Dr Marion Barrault-Couchouron
Docteur en psychologie, Institut Bergonié et Inserm, Bordeaux
Dr Benjamin Wyplosz
Institut Gustave Roussy, Villejuif
CHU Bicêtre, Le Kremlin-Bicêtre
Qu’est-ce que la thérapie assistée par psychédéliques ?
La thérapie assistée par psychédéliques consiste à faire une psychothérapie, qui sera augmentée par la prise d’une molécule, un psychédélique. Les psychédéliques sont des agonistes des récepteurs de la sérotonine. Nous en connaissons deux plus particulièrement : le LSD et la psilocybine, qui est contenue dans les “champignons magiques”, les champignons hallucinogènes. Cette thérapie consiste donc à préparer l’administration de cette molécule, avec un psychothérapeute, ensuite à administrer la molécule. Les patients font alors une expérience psychédélique puis, on repart dans une séance d’intégration.
Quelles sont les indications ?
Pour le moment, les indications qui ont été testées dans le cadre d’études concernent des personnes atteintes de cancers notamment qui présentent des traits élevés de souffrance psychique, qu’on appelle la démoralisation ou la détresse existentielle, avec des tableaux d’anxiété très envahissants, et des répercussions très importantes sur leur qualité de vie, et pour lesquelles les résultats sont modérés, en termes d’efficacité, avec les psychothérapies classiques ou des antidépresseurs.
Quels sont les résultats ?
D’abord il faut rappeler que les psychédéliques sont des molécules qui sont classées comme des stupéfiants, on n’y a donc pas accès. Nous parlons ici de recherche clinique, c’est-à-dire de mettre à disposition ces molécules dans un cadre qui est tout à fait bien codifié en France. Les principaux résultats, produits aux États-Unis, principalement en 2016, ont montré que l’administration de ces molécules accompagnées de psychothérapie aux patients atteints de cancer permettait une rémission des symptômes de dépression dans à peu près 70 % des cas, avec un effet rémanent sur 3-4 ans, pour les personnes qui ont pu être suivies pendant plusieurs années. Ce sont des résultats qui sont vraiment très intéressants, très prometteurs, mais sur de petites études, avec peu de patients. Il faut donc reproduire ces études, en particulier en France, pour voir si nous obtenons les mêmes résultats, et si ces molécules et ces psychothérapies assistées par des psychédéliques peuvent être administrées, en routine, dans le soin des malades atteints de cancer.

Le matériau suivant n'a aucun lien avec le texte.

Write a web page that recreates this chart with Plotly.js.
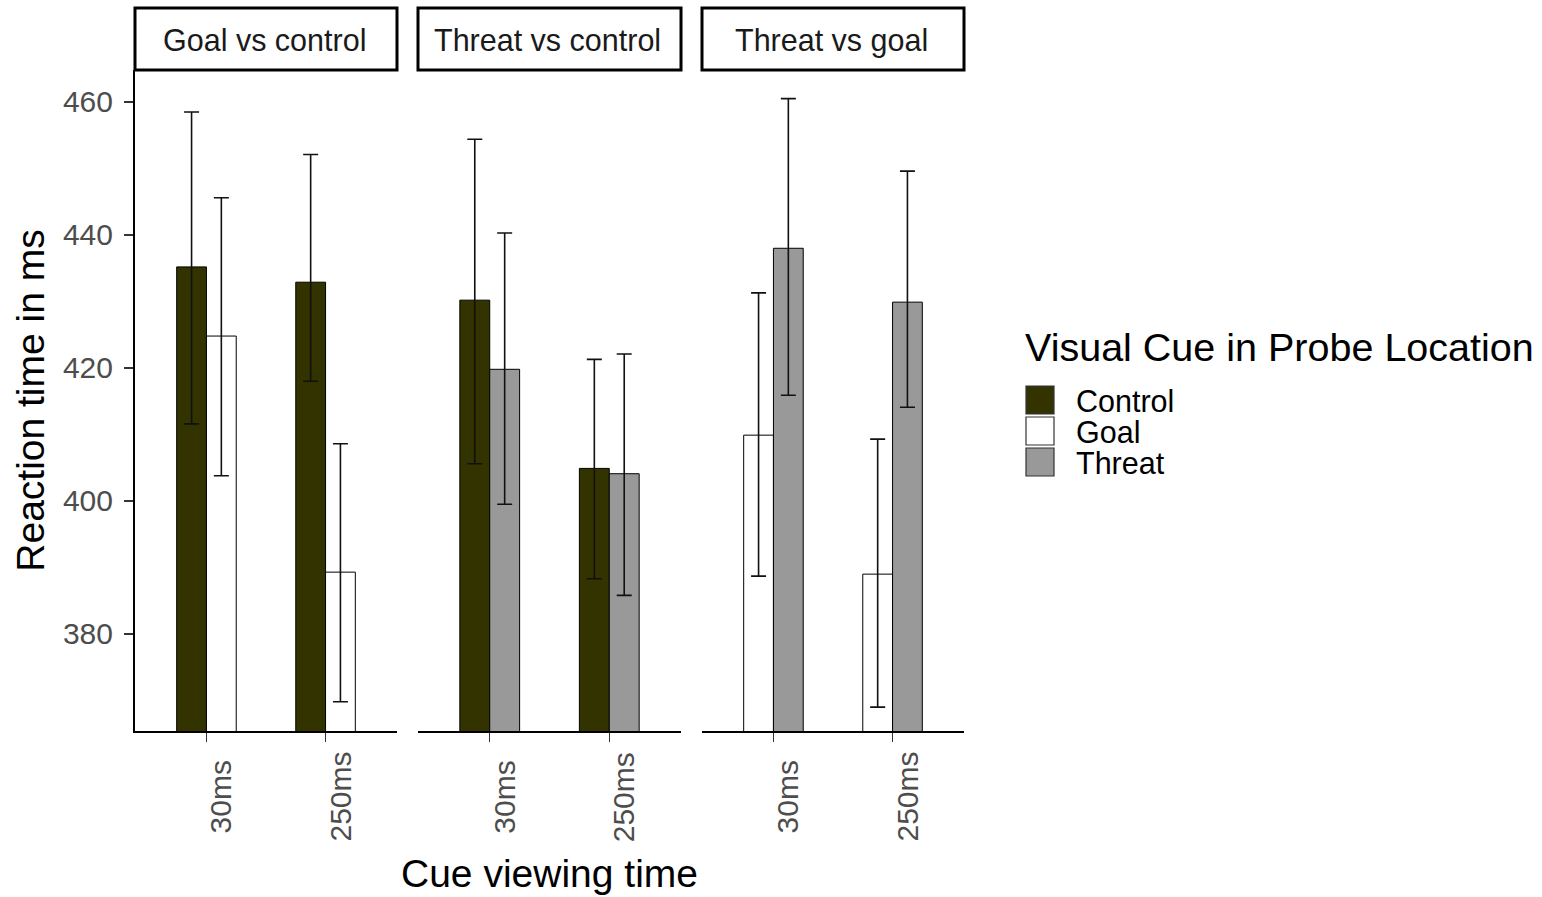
<!DOCTYPE html>
<html><head><meta charset="utf-8">
<script src="https://cdn.plot.ly/plotly-3.0.1.min.js"></script>
<style>html,body{margin:0;padding:0;background:#fff;}#chart{width:1542px;height:897px;}</style>
</head><body><div id="chart"></div>
<script>
// ---------- data ----------
const cueTimes = ['30ms', '250ms'];
const panelTitles = ['Goal vs control', 'Threat vs control', 'Threat vs goal'];
const cueNames = ['Control', 'Goal', 'Threat'];
const cueColors = ['#333300', '#ffffff', '#999999'];
const yTicks = [380, 400, 420, 440, 460];

// Panel 1: Goal vs control
const gcControlMean  = [435.2, 432.9];
const gcControlUpper = [458.5, 452.1];
const gcControlLower = [411.6, 418.0];
const gcGoalMean  = [424.8, 389.3];
const gcGoalUpper = [445.6, 408.6];
const gcGoalLower = [403.8, 369.8];
// Panel 2: Threat vs control
const tcControlMean  = [430.2, 404.9];
const tcControlUpper = [454.4, 421.3];
const tcControlLower = [405.6, 388.3];
const tcThreatMean  = [419.8, 404.1];
const tcThreatUpper = [440.3, 422.1];
const tcThreatLower = [399.5, 385.8];
// Panel 3: Threat vs goal
const tgGoalMean  = [409.9, 389.0];
const tgGoalUpper = [431.3, 409.3];
const tgGoalLower = [388.7, 369.0];
const tgThreatMean  = [438.0, 429.9];
const tgThreatUpper = [460.5, 449.6];
const tgThreatLower = [415.9, 414.1];

// ---------- layout geometry ----------
const W = 1542, H = 897;
const M = {l: 135, r: 578, t: 70, b: 166};
const PW = W - M.l - M.r, PH = H - M.t - M.b;
const px2x = px => (px - M.l) / PW;
const py2y = py => (H - M.b - py) / PH;
const panelPx = [[135, 397], [418, 681], [702, 964]];
const FONT = '"Liberation Sans", Arial, sans-serif';

const panels = [
  {axis: 'x',  series: [
    {cue: 'Control', mean: gcControlMean, upper: gcControlUpper, lower: gcControlLower},
    {cue: 'Goal',    mean: gcGoalMean,    upper: gcGoalUpper,    lower: gcGoalLower}]},
  {axis: 'x2', series: [
    {cue: 'Control', mean: tcControlMean, upper: tcControlUpper, lower: tcControlLower},
    {cue: 'Threat',  mean: tcThreatMean,  upper: tcThreatUpper,  lower: tcThreatLower}]},
  {axis: 'x3', series: [
    {cue: 'Goal',    mean: tgGoalMean,    upper: tgGoalUpper,    lower: tgGoalLower},
    {cue: 'Threat',  mean: tgThreatMean,  upper: tgThreatUpper,  lower: tgThreatLower}]}
];

const traces = [];
panels.forEach(p => {
  p.series.forEach(s => {
    const ci = cueNames.indexOf(s.cue);
    traces.push({
      type: 'bar', x: cueTimes, y: s.mean, name: s.cue,
      xaxis: p.axis, yaxis: 'y', showlegend: false,
      marker: {color: cueColors[ci], line: {color: '#000000', width: 1}},
      error_y: {type: 'data', symmetric: false,
        array: s.upper.map((u, i) => u - s.mean[i]),
        arrayminus: s.mean.map((m, i) => m - s.lower[i]),
        color: '#111111', thickness: 1.6, width: 7.5},
      hoverinfo: 'x+y+name'
    });
  });
});

const shapes = [], annotations = [];
panelTitles.forEach((t, i) => {
  const x0 = px2x(panelPx[i][0]), x1 = px2x(panelPx[i][1]);
  shapes.push({type: 'rect', xref: 'paper', yref: 'paper', x0: x0, x1: x1,
    y0: py2y(70), y1: py2y(8), line: {color: '#000', width: 3}, fillcolor: '#fff', layer: 'above'});
  annotations.push({xref: 'paper', yref: 'paper', x: (x0 + x1) / 2 - 0.002, y: py2y(40),
    text: t, showarrow: false, xanchor: 'center', yanchor: 'middle',
    font: {family: FONT, size: 30.5, color: '#1a1a1a'}});
});
// rotated category labels, centred like ggplot's angle=90
panels.forEach(p => {
  cueTimes.forEach(c => {
    annotations.push({xref: p.axis, yref: 'paper', x: c, y: py2y(797), text: c,
      showarrow: false, textangle: -90, xanchor: 'center', yanchor: 'middle', xshift: 14,
      font: {family: FONT, size: 30, color: '#4d4d4d'}});
  });
});
// legend
annotations.push({xref: 'paper', yref: 'paper', x: px2x(1023), y: py2y(347),
  text: 'Visual Cue in Probe Location', showarrow: false, xanchor: 'left', yanchor: 'middle',
  font: {family: FONT, size: 39.5, color: '#000'}});
cueNames.forEach((n, i) => {
  const top = 386 + i * 31;
  shapes.push({type: 'rect', xref: 'paper', yref: 'paper', x0: px2x(1026), x1: px2x(1054),
    y0: py2y(top + 28), y1: py2y(top), fillcolor: cueColors[i], line: {color: '#333', width: 1.2}});
  annotations.push({xref: 'paper', yref: 'paper', x: px2x(1074), y: py2y(top + 15),
    text: n, showarrow: false, xanchor: 'left', yanchor: 'middle',
    font: {family: FONT, size: 30.5, color: '#000'}});
});

const xBase = {type: 'category', range: [-0.6, 1.6], showline: true, linecolor: '#000', linewidth: 2,
  ticks: 'outside', ticklen: 9, tickwidth: 1.5, tickcolor: '#333', showticklabels: false,
  showgrid: false, zeroline: false, fixedrange: true, anchor: 'y'};

const layout = {
  width: W, height: H, margin: M, paper_bgcolor: '#fff', plot_bgcolor: 'rgba(0,0,0,0)',
  font: {family: FONT},
  barmode: 'group', bargap: 0.5, bargroupgap: 0, showlegend: false,
  xaxis:  Object.assign({}, xBase, {domain: [px2x(panelPx[0][0]), px2x(panelPx[0][1])]}),
  xaxis2: Object.assign({}, xBase, {domain: [px2x(panelPx[1][0]), px2x(panelPx[1][1])],
    title: {text: 'Cue viewing time', font: {family: FONT, size: 39, color: '#000'}, standoff: 119}}),
  xaxis3: Object.assign({}, xBase, {domain: [px2x(panelPx[2][0]), px2x(panelPx[2][1])]}),
  yaxis: {range: [365.41, 464.81], tickvals: yTicks, ticktext: yTicks.map(String),
    showline: true, linecolor: '#000', linewidth: 2, ticks: 'outside', ticklen: 9, tickwidth: 1.5,
    tickcolor: '#333', tickfont: {family: FONT, size: 30, color: '#4d4d4d'}, ticklabelstandoff: 5,
    showgrid: false, zeroline: false, fixedrange: true, anchor: 'x',
    title: {text: 'Reaction time in ms', font: {family: FONT, size: 39, color: '#000'}, standoff: 6}},
  shapes: shapes, annotations: annotations
};

Plotly.newPlot('chart', traces, layout, {staticPlot: true, displayModeBar: false});
</script>
</body></html>
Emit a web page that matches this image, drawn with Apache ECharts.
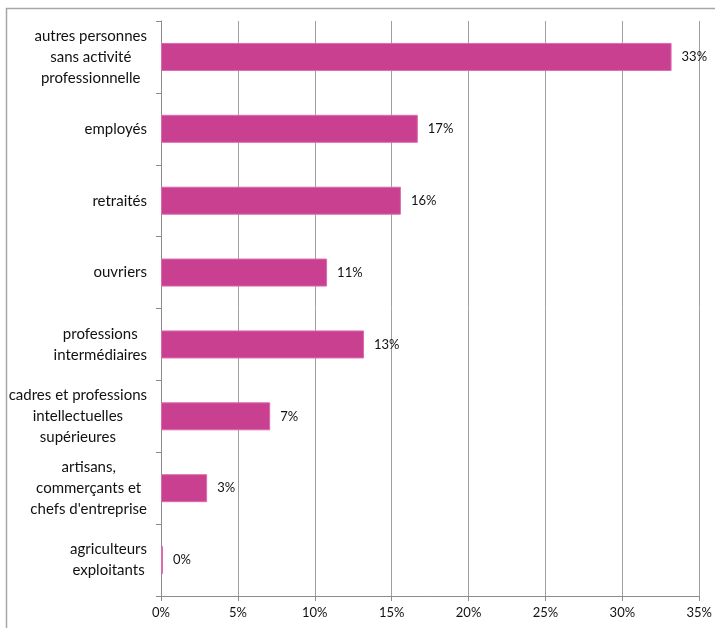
<!DOCTYPE html>
<html>
<head>
<meta charset="utf-8">
<script src="https://cdn.jsdelivr.net/npm/echarts@6/dist/echarts.min.js"></script>
<style>
  html, body { margin: 0; padding: 0; background: #ffffff; }
  #chart { width: 715px; height: 628px; }
</style>
</head>
<body>
<div id="chart"></div>
<script>
// Catégories socioprofessionnelles, de haut en bas
const categories = [
  'autres personnes\nsans activité\nprofessionnelle',
  'employés',
  'retraités',
  'ouvriers',
  'professions\nintermédiaires',
  'cadres et professions\nintellectuelles\nsupérieures',
  'artisans,\ncommerçants et\nchefs d\'entreprise',
  'agriculteurs\nexploitants'
];
// Part de chaque catégorie (%)
const shares = [33.2, 16.7, 15.6, 10.8, 13.2, 7.1, 3.0, 0.13];
// Graduations de l'axe des valeurs (%)
const ticks = [0, 5, 10, 15, 20, 25, 30, 35];

const FONT = 'Lato';
const chart = echarts.init(document.getElementById('chart'), null, { renderer: 'canvas' });

chart.setOption({
  backgroundColor: '#ffffff',
  animation: false,
  graphic: [{
    type: 'rect',
    shape: { x: 6.5, y: 8.5, width: 760, height: 680 },
    style: { fill: 'none', stroke: '#a6a6a6', lineWidth: 1.5 },
    silent: true
  }],
  grid: { left: 161, right: 12, top: 21, bottom: 32, containLabel: false },
  xAxis: {
    type: 'value',
    min: ticks[0],
    max: ticks[ticks.length - 1],
    interval: ticks[1] - ticks[0],
    axisLine: { show: true, lineStyle: { color: '#8c8c8c', width: 1 } },
    axisTick: { show: true, length: 5, lineStyle: { color: '#8c8c8c' } },
    splitLine: { show: true, lineStyle: { color: '#a0a0a0', width: 1 } },
    axisLabel: {
      formatter: v => v + '%',
      color: '#111111',
      fontFamily: FONT,
      fontSize: 13,
      margin: 10
    }
  },
  yAxis: {
    type: 'category',
    inverse: true,
    data: categories,
    axisLine: { show: true, lineStyle: { color: '#8c8c8c', width: 1 } },
    axisTick: { show: true, length: 5, alignWithLabel: false, lineStyle: { color: '#8c8c8c' } },
    axisLabel: {
      margin: 14,
      formatter: v => v.split('\n').map(l => '{c|' + l + '}').join('\n'),
      rich: {
        c: {
          align: 'center',
          color: '#111111',
          fontFamily: FONT,
          fontSize: 15,
          lineHeight: 21
        }
      }
    }
  },
  series: [{
    type: 'bar',
    data: shares,
    barWidth: 28,
    itemStyle: { color: '#c8408f', borderColor: '#dc6aae', borderWidth: 1 },
    label: {
      show: true,
      position: 'right',
      distance: 10,
      formatter: p => Math.round(p.value) + '%',
      color: '#111111',
      fontFamily: FONT,
      fontSize: 13
    }
  }]
});
</script>
</body>
</html>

En pratique, c’est comme le cannabis ?
Alors non, ce n’est pas comme le cannabis, puisque pour le cannabis, il faut en consommer tous les jours pour avoir un allégement de certains symptômes en continu. Là, il s’agit d’une seule prise unique de psilocybine, voire éventuellement deux prises distancées, dans un contexte de psychothérapie qui accompagne la phase préparatoire, l’intégration de l’expérience. Ce sont des modèles de prise en charge très différents. Par aileurs, on comprend bien aussi la plus-value par rapport à la prise d’antidépresseurs, tous les jours, avec les effets secondaires que l’on peut avoir avec ce type de traitement.
Existe-t-il des effets indésirables ?
Non, il n’y a pas d’effets indésirables graves. L’effet de la molécule est vraiment transitoire, et il n’y a pas de dose létale, on ne peut pas se tuer en prenant un psychédélique, c’est impossible.